School district solutions
House discussed steps his district is taking. The HISD Wraparound program provides families with food, counseling, rental assistance and other services for students who have stressful home lives. He said many schools that have a zero-tolerance policy can criminalize infractions that should be handled inside a classroom rather than a courtroom. HISD’s police department works directly with the Harris County Attorney’s Office to ensure that students with minor infractions enter a program that leads to rehabilitation as well as trauma-informed training with law enforcement.
HISD is working with the Center of Urban Transformation on a program that allows students arrested on minor drug charges to have their records expunged when they complete a drug education program. The school district encourages principals, teachers and students to build rapport rather than surface-level communication to understand the root of a child’s behavior and life experience.
Intersection of court system & education
Duru said in Harris County, children and families are afforded court-appointed attorneys who are highly trained in juvenile matters and are given procedural protection and due process. She said judges should have more discretion when determining when there is a violation of probation in order to understand the root causes of the child’s behavior.

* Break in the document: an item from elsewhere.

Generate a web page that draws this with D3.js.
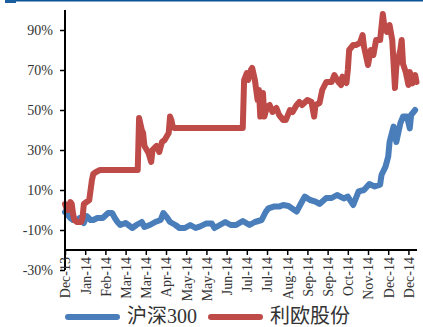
<!DOCTYPE html>
<html>
<head>
<meta charset="utf-8">
<script src="https://cdn.jsdelivr.net/npm/d3@7"></script>
<style>
  html, body { margin: 0; padding: 0; background: #fff; }
  svg { display: block; }
</style>
</head>
<body>
<svg id="chart" width="423" height="327"></svg>
<script>
// trading-day index (0 = late Dec-13) and cumulative return in %
const hs300Days = [0, 1, 4, 6, 9, 11, 14, 16, 19, 21, 24, 26, 28, 32, 35, 37, 39, 41, 45, 50, 53, 57, 59, 63, 67, 71, 73, 76, 78, 82, 85, 89, 93, 97, 99, 100, 105, 109, 111, 115, 119, 123, 127, 132, 137, 141, 146, 149, 151, 155, 159, 162, 166, 172, 175, 178, 182, 186, 189, 194, 198, 202, 207, 210, 214, 218, 222, 226, 230, 234, 235, 238, 240, 241, 244, 246, 249, 251, 254, 256, 257, 260];
const hs300Values = [-1, -1.5, -4, -5, -5, -4, -6.5, -3, -5, -5, -4, -4, -4, -1.5, -1.5, -4, -6, -7.5, -6.5, -9, -7.5, -6, -8.5, -7.5, -6, -5, -1.5, -4, -6, -7.5, -9, -9, -7.5, -9, -8.5, -8.3, -6.7, -6.7, -9, -7.5, -6, -7.5, -7.5, -5.5, -7.5, -6, -5, -1, 0.8, 1.7, 1.7, 2.5, 2, -0.8, 3, 6.7, 5, 4.2, 3, 6, 6, 7.5, 5.8, 6.7, 2.5, 9.3, 10, 13, 11.8, 12.7, 17.5, 21.7, 26.7, 34, 41.7, 34, 43.3, 46.7, 46.7, 40.8, 47.5, 50];

const liouDays = [0, 1, 2, 4, 5, 6, 7, 9, 12, 13, 14, 16, 18, 20, 21, 23, 26, 54, 55, 57, 58, 59, 62, 64, 65, 68, 70, 72, 74, 77, 78, 79, 80, 81, 132, 133, 135, 136, 138, 139, 141, 142, 143, 144, 145, 147, 148, 150, 152, 154, 157, 159, 162, 164, 167, 169, 172, 174, 176, 180, 183, 185, 186, 189, 191, 194, 198, 200, 203, 205, 206, 209, 210, 211, 214, 216, 219, 221, 222, 225, 227, 229, 231, 234, 236, 237, 239, 241, 243, 245, 246, 249, 250, 251, 253, 255, 256, 258, 260, 261];
const liouValues = [3, 1, 0, 4, 3, -2, -5, -6, -6, -4, 3, 4, 5, 15, 18, 19, 20, 20, 46, 40, 38.5, 32, 28.5, 24, 30, 32, 29, 34, 35, 38.5, 46.7, 45, 41.7, 41, 41, 65, 68.5, 65, 70, 71, 65, 60, 55, 60, 46.7, 58.5, 46.7, 51.7, 52.5, 49, 51, 47.5, 45, 45, 50, 49, 52.5, 54, 52.5, 55, 54, 46.7, 52.5, 53.5, 60, 64, 64, 67.5, 64, 62.5, 66.7, 63.5, 70, 80, 82.5, 82.5, 83.5, 87.5, 81.7, 72.5, 80, 77.5, 85, 85, 98, 92.5, 89, 92.5, 85, 61, 71.7, 80, 85, 73, 69, 62.5, 69, 63.3, 67.5, 64];

const xTickDays = [0, 15, 30, 45, 60, 75, 90, 105, 120, 135, 150, 165, 180, 195, 210, 225, 240, 255];
const xTickLabels = ["Dec-13", "Jan-14", "Feb-14", "Mar-14", "Mar-14", "Apr-14", "May-14", "May-14", "Jun-14", "Jul-14", "Jul-14", "Aug-14", "Sep-14", "Sep-14", "Oct-14", "Nov-14", "Dec-14", "Dec-14"];
const yTicks = [90, 70, 50, 30, 10, -10, -30];

const seriesNames = ["沪深300", "利欧股份"];
const seriesColors = ["#4a7ebb", "#be4b48"];

const svg = d3.select("#chart");
const labelFont = "'Liberation Serif', 'Times New Roman', serif";

// header rule
svg.append("rect").attr("x", 5).attr("y", 0).attr("width", 418).attr("height", 1.5).attr("fill", "#0b5394");
svg.append("rect").attr("x", 5).attr("y", 0).attr("width", 11).attr("height", 3).attr("fill", "#1a5fa0");

const x = d3.scaleLinear().domain([0, 261]).range([65, 416.5]);
const y = d3.scaleLinear().domain([-30, 100]).range([270, 10]);
const axisY = y(-20);

const line = d3.line()
  .x((d) => x(d[0]))
  .y((d) => y(d[1]));

const series = [
  d3.zip(hs300Days, hs300Values),
  d3.zip(liouDays, liouValues)
];

series.forEach((pts, i) => {
  svg.append("path")
    .datum(pts)
    .attr("fill", "none")
    .attr("stroke", seriesColors[i])
    .attr("stroke-width", 6)
    .attr("stroke-linejoin", "round")
    .attr("stroke-linecap", "round")
    .attr("d", line);
});

// y axis
const yAxis = svg.append("g")
  .attr("transform", "translate(65,0)")
  .call(d3.axisLeft(y).tickValues(yTicks).tickSize(5).tickPadding(7).tickFormat((d) => d + "%"));
yAxis.select(".domain").remove();
yAxis.selectAll(".tick line").attr("stroke", "#000").attr("stroke-width", 1.5);
yAxis.selectAll("text").attr("font-family", labelFont).attr("font-size", 14).attr("fill", "#333");
svg.append("line")
  .attr("x1", 65).attr("x2", 65)
  .attr("y1", y(100)).attr("y2", y(-30))
  .attr("stroke", "#000").attr("stroke-width", 2);

// x axis
const xAxis = svg.append("g")
  .attr("transform", `translate(0,${axisY})`)
  .call(d3.axisBottom(x).tickValues(xTickDays).tickSize(5).tickFormat((d, i) => xTickLabels[i]));
xAxis.select(".domain").remove();
xAxis.selectAll(".tick line").attr("stroke", "#000").attr("stroke-width", 1.5);
xAxis.selectAll("text")
  .attr("font-family", labelFont)
  .attr("font-size", 14)
  .attr("fill", "#333")
  .attr("text-anchor", "end")
  .attr("dy", "0.35em")
  .attr("transform", "translate(0,1) rotate(-90)")
  .attr("x", -6)
  .attr("y", 0);
svg.append("line")
  .attr("x1", 65).attr("x2", 417)
  .attr("y1", axisY).attr("y2", axisY)
  .attr("stroke", "#000").attr("stroke-width", 2);

// legend
const legendX = [65, 208];
const legend = svg.append("g");
seriesNames.forEach((name, i) => {
  legend.append("line")
    .attr("x1", legendX[i] + 3).attr("x2", legendX[i] + 52)
    .attr("y1", 317).attr("y2", 317)
    .attr("stroke", seriesColors[i])
    .attr("stroke-width", 6)
    .attr("stroke-linecap", "round");
  legend.append("text")
    .attr("x", legendX[i] + 62)
    .attr("y", 323)
    .attr("font-family", "'Liberation Serif', 'Noto Sans CJK SC', serif")
    .attr("font-size", 20)
    .attr("fill", "#333")
    .text(name);
});
</script>
</body>
</html>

Students who are placed in detention centers are removed from their normal education settings and placed into a facility that doesn’t provide the same education quality as in school. The centers should provide the same opportunities a child would receive at their school, so when they do leave, they aren’t falling behind.
City-wide solutions
Rangel listed several ways Houston-area schools can improve.
- Improve access to direct services and review the student-to-counselor ratio. Many schools in Houston don’t follow the recommended one counselor to every 250 students.
- Redefine the role of counselors. Clinicians should do more than just testing and scheduling.
- Train educators on social-emotional learning and provide deep trauma training not just for a school support officer but for teachers as well.
- Review the school discipline structure and student code of conduct in terms of the framework of equity and implicit bias training.
- Involve the community and youth in the process of reform.